Roth IRA: There are different limitations on a Roth IRA than a Traditional IRA. To contribute to a Roth IRA, the individual must meet IRS income requirements based on the tax year. Contributions can occur at any age and are not tax deductible; they are made with after-tax income. There is no required distribution from a Roth IRA, and withdrawals or distributions may qualify for an exception that will make them tax deductible. Roth IRAs have the same potential 10% tax penalty on early withdrawals.

Rollover IRA: When a Traditional IRA is being used to absorb assets from other retirement accounts to retain tax benefits, it is sometimes referred to as a Rollover IRA. Rollover IRAs are often used to avoid tax penalties that come with taking a cash distribution from a plan like a 401(k) due to change in employment.

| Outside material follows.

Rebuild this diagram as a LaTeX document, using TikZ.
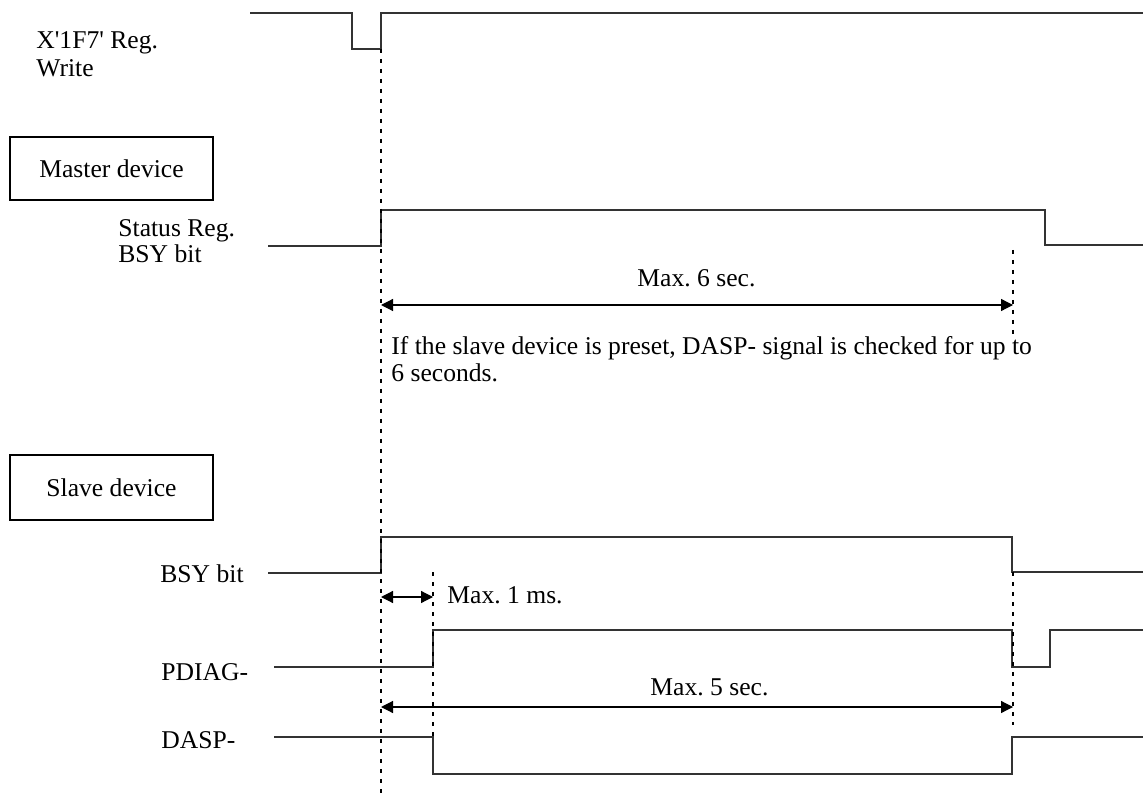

IRAs are funded by contributions from the owner of the account, either pre-tax or after tax, depending on the type of IRA listed above. Contributions have specific IRS limitations across all forms of IRAs. An individual may have multiple IRAs, yet there is a single limitation that covers all accounts. As of 2015 and 2016 tax codes, total contributions to all Traditional and Roth IRAs cannot exceed $5,500 in a year (the limit is raised to $6,500 for those age 50 or older). Rollover contributions do not count against this limit.

For example: If a 36-year-old person has both a Traditional IRA and a Roth IRA from two separate financial institutions and has already contributed $3,000 in the year to their Traditional IRA, they may only contribute $2,500 more within the year between either IRA. In the event of a change in employment, they would still be able to rollover the value of their 401(k) into the current Traditional IRA or a new IRA without counting against that amount.


Once money is contributed into an IRA, the owner may choose from numerous investments into which the funds can be diversified. Some custodians may offer specific management plans that choose investments for the owner over time, while many owners also choose their own investments based on the current value of the IRA. In some cases the custodian may have institutional limitations on the sorts of investments allowed, while other investments are limited by federal regulations.

Different investments have different potentials for growth of money. Certain stocks have a chance for much greater growth but also carry higher risk, whereas investing in bonds usually displays a slower growth but is much less affected by shifts in the stock market.


Because IRAs are based on investments into traded securities, bonds, and other fluctuating entities, there is always an element of risk as with any investing. Volatility in the stock market and general downturns in the economy can cause investments to bear no growth or, in worst cases, to diminish the value of the IRA significantly. These risks can be mitigated by choosing both your financial institution and your investments wisely based on research and in some cases by deciding to forego some growth to invest in more stable options.


As mentioned above, the main benefit of setting up and contributing to an IRA is in saving on taxes while funding retirement. Savvy owners may lower their tax bracket by properly using pre-tax investments and avoiding early withdrawals to gain the most benefit. Properly invested funds can grow and allow the owner to lose much less money to taxes in the long run.

When it's time to choose an IRA or other retirement plan, be sure to take into account your current financial situation and your goals for your retirement years. Talking to the right financial planner may help in navigating complexities to determine which plans are right for you. The task can seem daunting at first, but proper planning and deeper research can give you the most for the money you've worked hard for throughout your life once it's finally time to retire.